The UA Honors College welcomes everyone to this special event, which takes place in Environment and Natural Resources 2 room N120, at 1064 E. Lowell St.
Rankine will read from her book "Citizen." One of its many distinguishing factors, "Citizen" remains the only poetry novel to make it on the New York Times bestseller list within the nonfiction category.
This exemplifies a major step for the poetry community as well as for Rankine herself.
“Poetry, unlike prose, is about individual words and sound," said creative writing sophomore Christy Duprey. "There are qualities to a poem that can only be experienced out loud."
Rankine, author of five collections of poetry, remains a prominent figure within the poetry and creative writing community. Likewise, her bestselling book "Citizen" has been nominated for many awards.
The book is a controversial work and highlights what means to exist as an American citizen in a multicultural society today. Rankine tells these narratives by writing about relevant topics such as race and cultural distinction and utilizing strong imagery within her poetry.
For the UA to host such a prominent and controversial poet says a lot about the changing atmosphere of the UA.
“Universities need to be a place for artistic debate as much as intellectual debate,” Duprey said.
This event will truly open the eyes and ears of many listeners and poetry readers alike.
“How often will people really have the pleasure of listening and experiencing such a renowned poet as Claudia Rankine?” asked creative writing sophomore Lo Kidd.
Kidd said that what really attracts a lot of readers and listeners to Rankine’s work is that her poetry is very relatable.
“It speaks highly of the UA to host such an influential poet,” Kidd said.
For those who have never listened to a poetry reading before, it can be a very moving and mind-altering experience. Listening to a powerful message from someone who took the time to write and read it aloud to a mass group of people can really alter someone’s head space and expand their own creativity.
“You connect with the work more," said creative writing sophomore Kelcie Witzins. "You feel how someone else interprets a poem and that can help you see more into it.
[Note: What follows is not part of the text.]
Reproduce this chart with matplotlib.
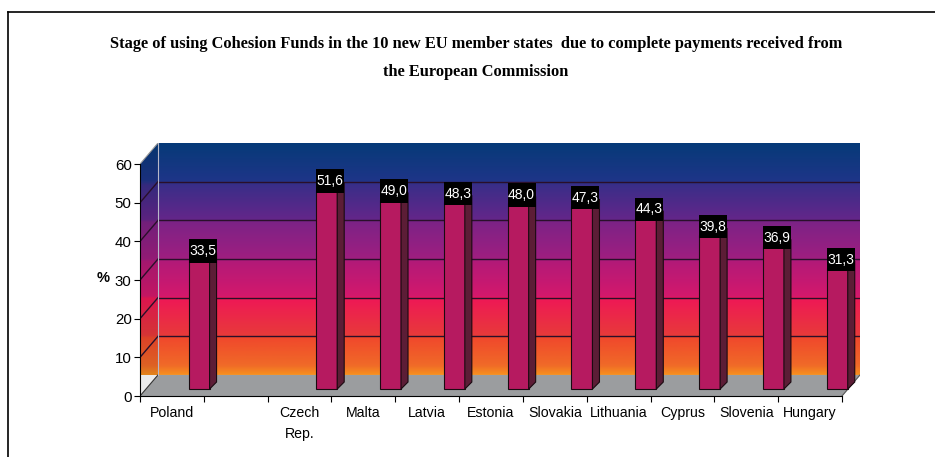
import matplotlib.pyplot as plt
import numpy as np
from matplotlib.colors import LinearSegmentedColormap
from matplotlib.patches import Polygon, Rectangle
from matplotlib.lines import Line2D

# data
countries = ['Poland', '', 'Czech\nRep.', 'Malta', 'Latvia', 'Estonia',
             'Slovakia', 'Lithuania', 'Cyprus', 'Slovenia', 'Hungary']
values = [33.5, np.nan, 51.6, 49.0, 48.3, 48.0, 47.3, 44.3, 39.8, 36.9, 31.3]
yticks = [0, 10, 20, 30, 40, 50, 60]

title = ('Stage of using Cohesion Funds in the 10 new EU member states  due to complete payments received from\n'
         'the European Commission')

W, H = 935, 457
fig = plt.figure(figsize=(W / 100, H / 100), dpi=100)
fig.patch.set_facecolor('white')
sans = ['Liberation Sans', 'DejaVu Sans']

n = len(countries)
ymax = 60
# 3d depth offsets (in data units)
dx = 18 / 63.8
dy = 21 / 3.86

x0, x1 = 140, 860
y0, y1 = 396, 143
ax = fig.add_axes([x0 / W, (H - y0) / H, (x1 - x0) / W, (y0 - y1) / H])
ax.set_xlim(0, n + dx)
ax.set_ylim(0, ymax + dy)
ax.patch.set_alpha(0)

# gradient walls (banded like the excel fill)
cmap = LinearSegmentedColormap.from_list('wall', [
    (0.00, '#f7901e'),
    (0.04, '#f06a28'),
    (0.16, '#f0482c'),
    (0.17, '#e83a3a'),
    (0.33, '#ee1856'),
    (0.34, '#d4186c'),
    (0.49, '#b21a78'),
    (0.50, '#a01e80'),
    (0.66, '#7c2386'),
    (0.67, '#64268a'),
    (0.82, '#3a2e88'),
    (0.84, '#1e3588'),
    (1.00, '#063a78'),
])
grad = np.linspace(0, 1, 512).reshape(-1, 1)
im = ax.imshow(grad, cmap=cmap, origin='lower', aspect='auto',
               extent=[0, n + dx, dy, ymax + dy], zorder=0)
walls = Polygon([(0, 0), (dx, dy), (n + dx, dy), (n + dx, ymax + dy),
                 (dx, ymax + dy), (0, ymax)], closed=True,
                transform=ax.transData, facecolor='none', edgecolor='none')
ax.add_patch(walls)
im.set_clip_path(walls)

# darker shade over the left wall
ax.add_patch(Polygon([(0, 0), (dx, dy), (dx, ymax + dy), (0, ymax)],
                     closed=True, facecolor='black', alpha=0.08,
                     edgecolor='none', zorder=1))

# floor
ax.add_patch(Polygon([(0, 0), (n, 0), (n + dx, dy), (dx, dy)], closed=True,
                     facecolor='#9b9d9f', edgecolor='none', zorder=1))
ax.plot([n, n + dx], [0, dy], color='#555555', lw=0.8, zorder=2)

# gridlines
for v in yticks[1:-1]:
    ax.plot([dx, n + dx], [v + dy, v + dy], color='#2a0f2a', lw=1.0, zorder=2)
    ax.plot([0, dx], [v, v + dy], color='#2a0f2a', lw=1.0, zorder=2)
ax.plot([0, dx], [0, dy], color='#333333', lw=0.8, zorder=2)
ax.plot([0, dx], [ymax, ymax + dy], color='#999999', lw=0.8, zorder=2)
ax.plot([dx, dx], [dy, ymax + dy], color='#b8b8c8', lw=0.8, zorder=2)

# bars
base = 1.8
bw = 0.33
off = 0.76
sdx = 7 / 63.8
sdy = 7 / 3.86
for i, v in enumerate(values):
    if np.isnan(v):
        continue
    left = i + off
    ax.bar(left, v, width=bw, bottom=base, align='edge', color='#b61a60',
           edgecolor='#1a0a10', linewidth=0.8, zorder=3)
    top = base + v
    ax.add_patch(Polygon([(left + bw, base), (left + bw + sdx, base + sdy),
                          (left + bw + sdx, top + sdy), (left + bw, top)],
                         closed=True, facecolor='#5c1d36',
                         edgecolor='#1a0a10', lw=0.8, zorder=3))
    ax.add_patch(Rectangle((left, top - 0.8), bw + sdx, 6.0,
                           facecolor='black', edgecolor='none', zorder=4))
    ax.text(left + (bw + sdx) / 2, top - 0.8 + 3.0,
            f'{v:.1f}'.replace('.', ','), color='white', ha='center',
            va='center', fontsize=10, family=sans, zorder=5)

# axes
for s in ['top', 'right']:
    ax.spines[s].set_visible(False)
ax.spines['left'].set_bounds(0, ymax)
ax.spines['bottom'].set_bounds(0, n)
ax.spines['left'].set_zorder(6)
ax.spines['bottom'].set_zorder(6)
ax.set_yticks(yticks)
ax.set_yticklabels([str(t) for t in yticks])
ax.set_xticks(np.arange(0, n + 1))
ax.set_xticklabels([])
ax.set_xticks(np.arange(n) + 0.5, minor=True)
ax.set_xticklabels(countries, minor=True)
ax.tick_params(axis='x', which='major', length=4, direction='out')
ax.tick_params(axis='x', which='minor', length=0, pad=7)
ax.tick_params(axis='y', length=4, direction='out', pad=2)
for lab in ax.get_xticklabels(minor=True):
    lab.set_family(sans)
    lab.set_fontsize(10.2)
    lab.set_linespacing(1.65)
    lab.set_verticalalignment('top')
for lab in ax.get_yticklabels():
    lab.set_family(sans)
    lab.set_fontsize(10.8)

fig.text(103 / W, 1 - 278 / H, '%', fontsize=10.5, fontweight='bold',
         family=sans, ha='center', va='center')

fig.text(476 / W, 1 - 58 / H, title, fontsize=11.8, fontweight='bold',
         family=['Liberation Serif', 'DejaVu Serif'], ha='center',
         va='center', linespacing=2.0)

# outer frame
fig.add_artist(Line2D([8 / W, 8 / W], [0, 1 - 12 / H], color='black', lw=1.2))
fig.add_artist(Line2D([8 / W, 1], [1 - 12 / H, 1 - 12 / H], color='black', lw=1.2))

fig.savefig('out.png', dpi=100)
Sometimes it is magical.”
A captivating and influential text for this day and age, "Citizen" won the Los Angeles Times Book Prize for poetry, the PEN Open Book Award, the National Book Critics Circle Award for Poetry and the 2015 Forward Prize for Best Collection.
Rankine’s voice within the poetry community echoes for all students and faculty to hear this upcoming Friday.
“It will be a fun experience to go with friend or by yourself," Witzins said. "You can experience something new and you may find that you like the poetry or Rankine’s work."